Notes on Landauer's principle, Reversible Computation and Maxwell's Demon

TL;DR

This paper defends Landauer's principle as a fundamental and pedagogically valuable concept in thermodynamics of information, countering criticisms and clarifying its role in understanding Maxwell's Demon and the Second Law.

Contribution

It provides a rebuttal to criticisms of Landauer's principle and emphasizes its importance in the conceptual framework of thermodynamics and information theory.

Findings

Landauer's principle is a valid and useful restatement of the Second Law.

Reversible computation can be thermodynamically reversible, aligning with the principle.
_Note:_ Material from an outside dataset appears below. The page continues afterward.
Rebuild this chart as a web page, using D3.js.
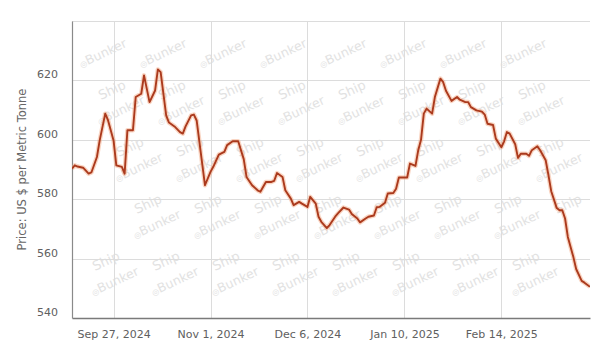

The principle has significant pedagogic and explanatory value in physics.

Abstract

Landauer's principle, often regarded as the foundation of the thermodynamics of information processing, holds that any logically irreversible manipulation of information, such as the erasure of a bit or the merging of two computation paths, must be accompanied by a corresponding entropy increase in non-information bearing degrees of freedom of the information processing apparatus or its environment. Conversely, it is generally accepted that any logically reversible transformation of information can in principle be accomplished by an appropriate physical mechanism operating in a thermodynamically reversible fashion. These notions have sometimes been criticized either as being false, or as being trivial and obvious, and therefore unhelpful for purposes such as explaining why Maxwell's Demon cannot violate the Second Law of thermodynamics. Here I attempt to refute some of the arguments against Landauer's principle, while arguing that although in a sense it is indeed a trivial and obvious restatement of the Second Law, it still has considerable pedagogic and explanatory power, especially in the context of other influential ideas in 19'th and 20'th century physics. Similar arguments have been given by Jeffrey Bub [arXiv:quant-ph/0203017].